America waits for results
Election 2020 was still in the process of being decided early Thursday, Nov. 5, but the circumstances yielded an interesting opportunity to gauge the thoughts and feelings of people in the community as this national event unfolds.
“I’ve personally never been so anxious about an election,” Lewis Martin stated in a comment to The Herald’s Facebook post about the election. “I can only recommend patience. This needs to be done correctly and diligently.”
With Election Day having passed and Americans still not knowing if former Vice President Joe Biden was elected or if President Donald Trump was reelected, Martin did say in a phone interview that he was less surprised than he thought he would be.
“I remember the election of 2000,” he said, referring to the Bush-Gore presidential race in which results were finally decided by the Supreme Court that December.
Though that race was hotly contested, Martin stated that people’s mindsets were a lot different 20 years ago.

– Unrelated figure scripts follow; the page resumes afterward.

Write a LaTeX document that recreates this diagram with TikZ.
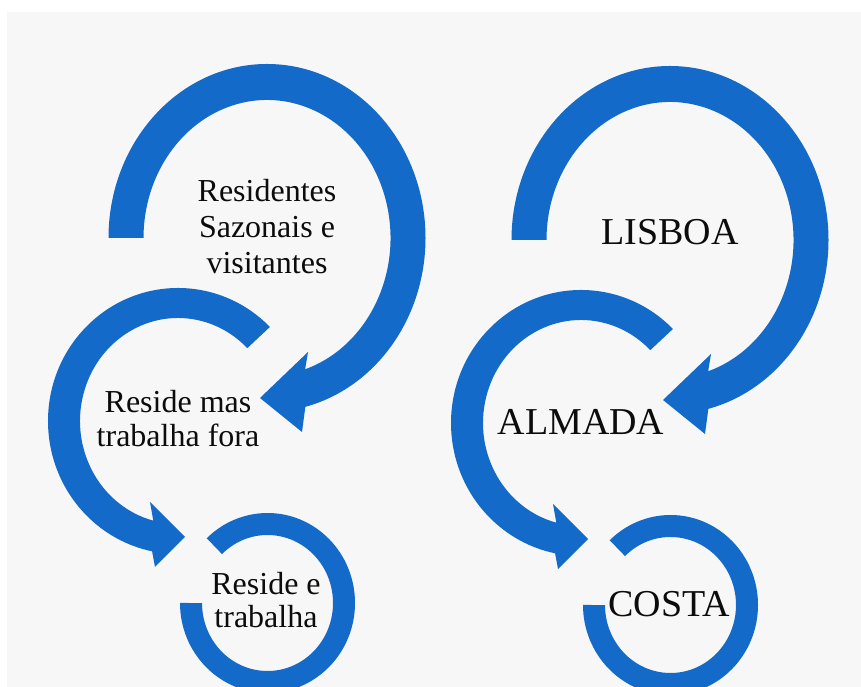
\documentclass[tikz,border=0pt]{standalone}
\usepackage{fontspec}
\newfontfamily\timesfont{Liberation Serif}
\definecolor{arrowblue}{RGB}{19,106,200}
\definecolor{panelgray}{RGB}{247,247,247}
\definecolor{inkdark}{RGB}{12,12,12}
\begin{document}
\begin{tikzpicture}[x=1pt,y=1pt,
  arrowshape/.style={fill=arrowblue},
  leftlabel/.style={inner sep=0pt,align=center,text=inkdark},
  rightlabel/.style={inner sep=0pt,anchor=base,text=inkdark,font=\timesfont\fontsize{38}{44}\selectfont}]
\useasboundingbox (0,0) rectangle (861,687);
\clip (0,0) rectangle (861,687);
\fill[white] (0,0) rectangle (861,687);
\fill[panelgray] (7,0) rectangle (861,675);

\foreach \dx/\dy in {0/0, 403/-2}{
\begin{scope}[xshift=\dx pt,yshift=\dy pt]
  % big arc with arrow pointing left
  \fill[arrowshape] (108.5,449)
    arc[start angle=180,end angle=-76,x radius=158.5pt,y radius=174pt]
    -- (302,255) -- (260,289) -- (308,335) -- (305.16,317.75)
    arc[start angle=-72,end angle=180,x radius=123.5pt,y radius=138pt]
    -- cycle;
  % middle arc with arrow pointing right
  \fill[arrowshape] (269.92,360.05)
    arc[start angle=45,end angle=258.5,x radius=130pt,y radius=133pt]
    -- (155,120) -- (185,150) -- (150,185) -- (153.30,166.33)
    arc[start angle=255.4,end angle=45,x radius=98pt,y radius=103pt]
    -- cycle;
  % bottom open ring
  \fill[arrowshape] (180,84)
    arc[start angle=180,end angle=494,x radius=87.5pt,y radius=90pt]
    -- (222.0,132.91)
    arc[start angle=494,end angle=180,x radius=65.5pt,y radius=68pt]
    -- cycle;
\end{scope}
}

\node[leftlabel,font=\timesfont\fontsize{32}{36}\selectfont] (residentes) at (267,460)
  {Residentes\\Sazonais e\\visitantes};
\node[leftlabel,font=\timesfont\fontsize{32}{34}\selectfont] (foraloc) at (178,268)
  {Reside mas\\trabalha fora};
\node[leftlabel,font=\timesfont\fontsize{32}{33}\selectfont] (resideloc) at (266,86.5)
  {Reside e\\trabalha};

\node[rightlabel] (lisboa) at (670,442) {LISBOA};
\node[rightlabel] (almada) at (581,252) {ALMADA};
\node[rightlabel] (costa) at (669,70) {COSTA};
\end{tikzpicture}
\end{document}
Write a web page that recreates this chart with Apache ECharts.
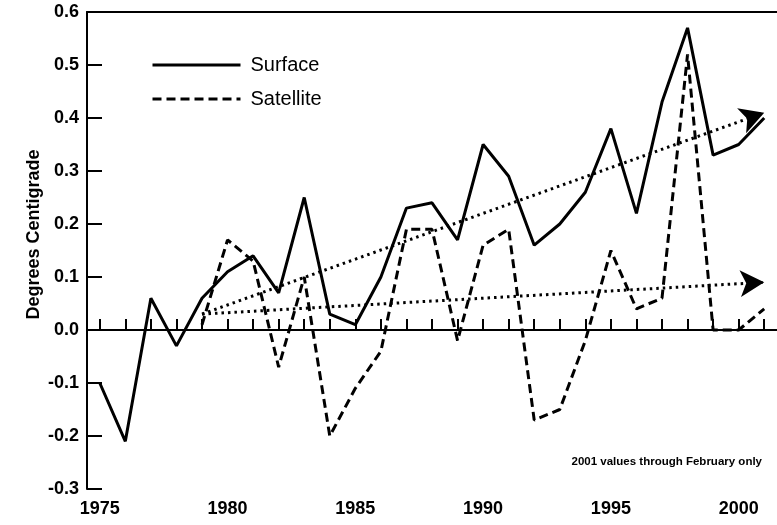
<!DOCTYPE html>
<html>
<head>
<meta charset="utf-8">
<script src="https://cdn.jsdelivr.net/npm/echarts@6/dist/echarts.min.js"></script>
<style>html,body{margin:0;padding:0;background:#fff;}#c{width:777px;height:525px;}</style>
</head>
<body>
<div id="c"></div>
<script>
const years = ['1975','1976','1977','1978','1979','1980','1981','1982','1983','1984','1985','1986','1987','1988','1989','1990','1991','1992','1993','1994','1995','1996','1997','1998','1999','2000','2001'];
const surface = [-0.10,-0.21,0.06,-0.03,0.06,0.11,0.14,0.07,0.25,0.03,0.01,0.10,0.23,0.24,0.17,0.35,0.29,0.16,0.20,0.26,0.38,0.22,0.43,0.57,0.33,0.35,0.40];
const satellite = [null,null,null,null,0.01,0.17,0.13,-0.07,0.10,-0.20,-0.11,-0.04,0.19,0.19,-0.02,0.16,0.19,-0.17,-0.15,-0.02,0.15,0.04,0.06,0.52,0.00,0.00,0.04];
const surfaceTrend = [[4, 0.03], [25.6, 0.41]];
const satelliteTrend = [[4, 0.03], [25.6, 0.09]];
const yTicks = [-0.3,-0.2,-0.1,0.0,0.1,0.2,0.3,0.4,0.5,0.6];
const note = '2001 values through February only';

const FONT = '"Liberation Sans", Arial, sans-serif';
const chart = echarts.init(document.getElementById('c'), null, {renderer: 'canvas'});
const trendStyle = {color: '#000', width: 3, type: [2.5, 4], cap: 'butt'};
chart.setOption({
  animation: false,
  backgroundColor: '#fff',
  grid: {left: 87, right: -2, top: 12, bottom: 36, containLabel: false},
  legend: {
    orient: 'vertical', left: 146, top: 50, itemWidth: 88, itemHeight: 14, itemGap: 14,
    textStyle: {fontFamily: FONT, fontSize: 20, color: '#000', padding: [0,0,0,5]},
    lineStyle: {width: 3},
    itemStyle: {opacity: 0},
    data: ['Surface', 'Satellite']
  },
  xAxis: [{
    type: 'category', data: years, boundaryGap: true, position: 'bottom',
    axisLine: {show: true, lineStyle: {color: '#000', width: 2}},
    axisTick: {show: true, inside: true, length: 11, alignWithLabel: true, interval: 0, lineStyle: {color: '#000', width: 2}},
    axisLabel: {interval: (i) => i % 5 === 0, margin: 11, fontFamily: FONT, fontSize: 18, fontWeight: 'bold', color: '#000'},
    splitLine: {show: false}
  }, {
    type: 'category', data: years, boundaryGap: true, position: 'top',
    axisLine: {show: true, lineStyle: {color: '#000', width: 2}},
    axisTick: {show: false}, axisLabel: {show: false}, splitLine: {show: false}
  }],
  yAxis: {
    type: 'value', min: -0.3, max: 0.6, interval: 0.1,
    name: 'Degrees Centigrade', nameLocation: 'middle', nameGap: 44, nameRotate: 90, nameMoveOverlap: false,
    nameTextStyle: {fontFamily: FONT, fontSize: 18, fontWeight: 'bold', color: '#000', padding: [0,0,0,32]},
    axisLine: {show: true, lineStyle: {color: '#000', width: 2}},
    axisTick: {show: true, inside: true, length: 15, lineStyle: {color: '#000', width: 2}},
    axisLabel: {margin: 8, fontFamily: FONT, fontSize: 18, fontWeight: 'bold', color: '#000', formatter: (v) => v.toFixed(1)},
    splitLine: {show: false}
  },
  series: [{
    name: 'Surface', type: 'line', data: surface, symbol: 'none', z: 3,
    lineStyle: {color: '#000', width: 3, type: 'solid'}, itemStyle: {color: '#000'},
    markLine: {
      silent: true, symbol: ['none', 'arrow'], symbolSize: [20, 24], label: {show: false},
      lineStyle: trendStyle,
      data: [
        [{coord: surfaceTrend[0]}, {coord: surfaceTrend[1]}],
        [{coord: satelliteTrend[0]}, {coord: satelliteTrend[1]}]
      ]
    }
  }, {
    name: 'Satellite', type: 'line', data: satellite, symbol: 'none', z: 3,
    lineStyle: {color: '#000', width: 3, type: [9, 5]}, itemStyle: {color: '#000'},
    markLine: {
      silent: true, symbol: ['none', 'none'], label: {show: false},
      lineStyle: {color: '#000', width: 2, type: 'solid'},
      data: [{yAxis: 0}]
    }
  }],
  graphic: [{
    type: 'text', right: 15, top: 456,
    style: {text: note, font: 'bold 11.5px ' + FONT, fill: '#000'}
  }]
});
</script>
</body>
</html>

“We weren’t quite as factionalized as we are right now,” he said. “We’ve already got finger-pointing and things like that.”
But there are aspects of how the process is being handled that he finds encouraging.
“I like the fact that we aren’t rushing in,” he said. “Plus, look at the unprecedented amount of absentee voters. I voted absentee myself this year for the first time.”
He said the process went smoothly.
Martin, who is a Farmville native and current resident of Henrico County, said he optimistically hopes Election 2020 will be decided by the end of this week.
“Things have kind of hit a wall from what we’ve seen, and now we’ve got people filing suits, wanting recounts, and they didn’t have observers there and things like that,” he said. “That’s where it’s going to start dragging down once the court system gets involved.”
Hureen Gandhi, who lives elsewhere in Virginia and was visiting Farmville on Wednesday, said it was stressful when Trump said, early Wednesday morning that as far as he was concerned, he had won the election.
“We have to wait for the correct, right procedure to happen,” she said. “That’s sure adding much more to the stress factor. It’s not at all comforting.”
She described the times as very challenging and noted that the closeness of the election was quite telling.
“It makes you realize the country is so divided,” she said. “So that’s heart-breaking, and heart-breaking to see two different viewpoints so contradicting to each other, and yet we are.”
Some said they were not nervous about the situation, like Charles Carter.
“To each his own,” he said while walking through Wilck’s Lake Park. “Whatever happens, it happens. You can’t change it.”
He does hope the election process will be resolved soon, though.
“I hope we just go ahead and just get it over with,” he said.
He noted he appreciated the changes made to allow for more in-person early voting and mail-in voting this year but overall was taking a relaxed approach to the outcome of the election.
“It is what it is, you know what I’m saying, and life goes on,” he said. “So, that’s just the way I see everything.”
Em Wozniak, a junior at Longwood University, said she is nervous and has been for a while.
“Regardless of how it turns out, a lot’s going to happen, I guess,” she said. “I’m trying not to think about it as much as possible, but you can’t not.”
She said she promised herself she would not check her phone repeatedly, but she found herself doing so every five minutes.
“I don’t think there’s going to be a result for a little bit,” she said, noting it will be like the Bush-Gore race with recounts.
Abby Verling, also a junior at Longwood, said she was feeling uneasy about not knowing who was going to win.
“I guess either way, something big is going to happen, regardless of who wins the election,” she said. “It’s definitely kind of scary, especially for my minority friends and friends that are of the LGBT community, just kind of like a safety reason for them for main issues I think is kind of a scary thing depending on who wins the election and stuff like that for sure.”
She admitted she is not a very patient person, so she is ready to know who the winner of the presidential race will be.
“I stayed up all last night and no results, obviously, and now I’m here, checking my watch for my news updates every couple seconds,” she said.
Chris Armistead said he is not stressing over the election.
“Actually, I’m not even thinking about it because I kind of expected with all the mail-in votes and everything that nothing was going to be decided any time soon, so I’m just waiting to see what happens,” he said.
For years now, it seems like every election has been evenly split, he said.
“I don’t even think political parties are relevant anymore, honestly, because you look 49% and 49% on all the results, just about in every state, it’s like, alright time for political parties to get out of the way and let the independents take over,” he said.